## begin DATA EXCERPTS

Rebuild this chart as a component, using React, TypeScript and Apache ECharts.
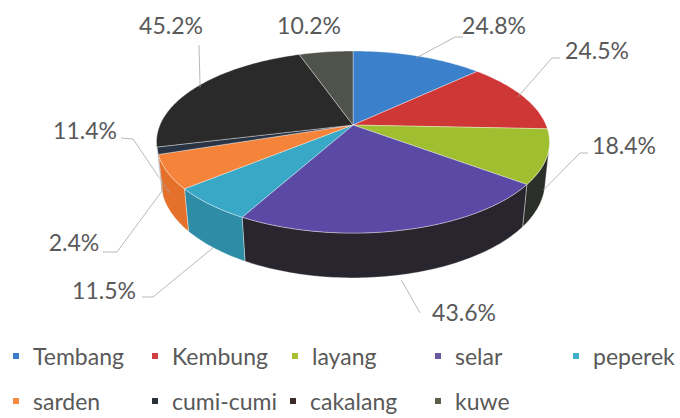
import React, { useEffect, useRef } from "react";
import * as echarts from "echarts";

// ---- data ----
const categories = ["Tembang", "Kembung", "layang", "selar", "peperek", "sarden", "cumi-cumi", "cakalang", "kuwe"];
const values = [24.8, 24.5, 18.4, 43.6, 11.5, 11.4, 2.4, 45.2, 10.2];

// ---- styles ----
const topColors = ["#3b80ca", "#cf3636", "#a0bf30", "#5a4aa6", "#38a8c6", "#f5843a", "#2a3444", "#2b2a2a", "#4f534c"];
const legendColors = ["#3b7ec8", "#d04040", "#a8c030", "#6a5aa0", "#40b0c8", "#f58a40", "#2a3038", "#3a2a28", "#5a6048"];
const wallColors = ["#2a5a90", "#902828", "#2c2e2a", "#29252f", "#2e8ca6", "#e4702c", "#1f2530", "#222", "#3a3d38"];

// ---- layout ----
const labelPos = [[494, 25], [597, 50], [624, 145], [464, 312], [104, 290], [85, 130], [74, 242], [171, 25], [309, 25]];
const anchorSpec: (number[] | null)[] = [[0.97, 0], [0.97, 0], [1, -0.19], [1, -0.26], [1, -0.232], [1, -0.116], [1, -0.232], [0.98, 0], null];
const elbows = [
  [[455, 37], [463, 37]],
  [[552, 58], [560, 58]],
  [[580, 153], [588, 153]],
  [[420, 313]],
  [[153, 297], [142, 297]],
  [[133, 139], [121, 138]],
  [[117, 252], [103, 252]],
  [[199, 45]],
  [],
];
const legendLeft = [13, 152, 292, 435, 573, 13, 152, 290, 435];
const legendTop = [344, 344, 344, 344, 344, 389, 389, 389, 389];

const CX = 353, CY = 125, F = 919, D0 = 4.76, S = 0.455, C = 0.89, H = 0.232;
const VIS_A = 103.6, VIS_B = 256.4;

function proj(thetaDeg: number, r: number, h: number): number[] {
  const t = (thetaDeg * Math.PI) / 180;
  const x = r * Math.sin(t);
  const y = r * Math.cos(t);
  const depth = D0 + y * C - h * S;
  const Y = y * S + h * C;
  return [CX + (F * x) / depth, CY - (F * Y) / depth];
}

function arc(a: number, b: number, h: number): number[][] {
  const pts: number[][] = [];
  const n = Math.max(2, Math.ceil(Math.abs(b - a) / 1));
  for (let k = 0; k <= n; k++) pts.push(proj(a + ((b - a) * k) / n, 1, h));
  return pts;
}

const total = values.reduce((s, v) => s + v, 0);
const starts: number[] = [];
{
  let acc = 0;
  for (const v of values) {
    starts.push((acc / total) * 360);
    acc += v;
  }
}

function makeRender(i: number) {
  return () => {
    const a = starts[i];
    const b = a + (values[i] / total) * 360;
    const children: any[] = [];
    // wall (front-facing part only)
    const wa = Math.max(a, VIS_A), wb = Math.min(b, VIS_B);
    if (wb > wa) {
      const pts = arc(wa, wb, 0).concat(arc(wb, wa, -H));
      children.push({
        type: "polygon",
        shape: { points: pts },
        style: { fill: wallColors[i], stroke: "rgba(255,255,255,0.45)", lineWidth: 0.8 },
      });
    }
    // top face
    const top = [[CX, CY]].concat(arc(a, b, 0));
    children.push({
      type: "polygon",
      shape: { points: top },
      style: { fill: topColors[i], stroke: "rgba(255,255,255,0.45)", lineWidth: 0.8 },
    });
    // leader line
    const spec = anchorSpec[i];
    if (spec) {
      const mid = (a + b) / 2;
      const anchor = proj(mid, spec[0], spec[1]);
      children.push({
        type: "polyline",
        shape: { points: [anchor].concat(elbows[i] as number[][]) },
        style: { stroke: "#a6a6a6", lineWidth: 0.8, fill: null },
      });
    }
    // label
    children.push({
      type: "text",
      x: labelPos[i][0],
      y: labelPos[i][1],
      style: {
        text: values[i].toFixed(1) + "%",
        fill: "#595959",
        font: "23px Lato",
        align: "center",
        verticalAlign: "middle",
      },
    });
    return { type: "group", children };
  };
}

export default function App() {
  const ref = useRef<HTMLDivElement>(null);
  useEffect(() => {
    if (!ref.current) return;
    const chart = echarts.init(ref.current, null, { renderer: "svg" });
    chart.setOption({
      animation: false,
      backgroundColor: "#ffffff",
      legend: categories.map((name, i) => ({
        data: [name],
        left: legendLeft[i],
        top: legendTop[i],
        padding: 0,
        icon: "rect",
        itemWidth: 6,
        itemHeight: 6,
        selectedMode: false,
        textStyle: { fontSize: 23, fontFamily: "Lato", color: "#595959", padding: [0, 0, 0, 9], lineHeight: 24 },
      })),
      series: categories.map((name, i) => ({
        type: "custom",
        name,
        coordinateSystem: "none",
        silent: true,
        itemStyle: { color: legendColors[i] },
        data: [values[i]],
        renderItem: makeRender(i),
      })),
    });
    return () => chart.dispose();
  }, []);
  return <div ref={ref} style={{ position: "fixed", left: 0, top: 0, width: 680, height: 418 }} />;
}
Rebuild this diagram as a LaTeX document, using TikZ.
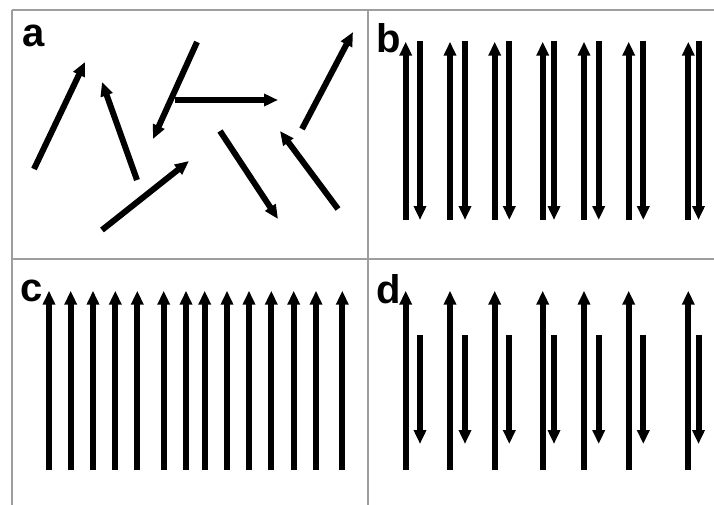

## end DATA EXCERPTS

- [PROMPT] Your task is to repeat the opening line of the entries above and each line after it, ending with the line that has "const VIS_A = 103.6, VIS_B = 256.4;". Do not include the pictures.

- [CORRECT ANSWER]
Rebuild this chart as a component, using React, TypeScript and Apache ECharts.
import React, { useEffect, useRef } from "react";
import * as echarts from "echarts";

// ---- data ----
const categories = ["Tembang", "Kembung", "layang", "selar", "peperek", "sarden", "cumi-cumi", "cakalang", "kuwe"];
const values = [24.8, 24.5, 18.4, 43.6, 11.5, 11.4, 2.4, 45.2, 10.2];

// ---- styles ----
const topColors = ["#3b80ca", "#cf3636", "#a0bf30", "#5a4aa6", "#38a8c6", "#f5843a", "#2a3444", "#2b2a2a", "#4f534c"];
const legendColors = ["#3b7ec8", "#d04040", "#a8c030", "#6a5aa0", "#40b0c8", "#f58a40", "#2a3038", "#3a2a28", "#5a6048"];
const wallColors = ["#2a5a90", "#902828", "#2c2e2a", "#29252f", "#2e8ca6", "#e4702c", "#1f2530", "#222", "#3a3d38"];

// ---- layout ----
const labelPos = [[494, 25], [597, 50], [624, 145], [464, 312], [104, 290], [85, 130], [74, 242], [171, 25], [309, 25]];
const anchorSpec: (number[] | null)[] = [[0.97, 0], [0.97, 0], [1, -0.19], [1, -0.26], [1, -0.232], [1, -0.116], [1, -0.232], [0.98, 0], null];
const elbows = [
  [[455, 37], [463, 37]],
  [[552, 58], [560, 58]],
  [[580, 153], [588, 153]],
  [[420, 313]],
  [[153, 297], [142, 297]],
  [[133, 139], [121, 138]],
  [[117, 252], [103, 252]],
  [[199, 45]],
  [],
];
const legendLeft = [13, 152, 292, 435, 573, 13, 152, 290, 435];
const legendTop = [344, 344, 344, 344, 344, 389, 389, 389, 389];

const CX = 353, CY = 125, F = 919, D0 = 4.76, S = 0.455, C = 0.89, H = 0.232;
const VIS_A = 103.6, VIS_B = 256.4;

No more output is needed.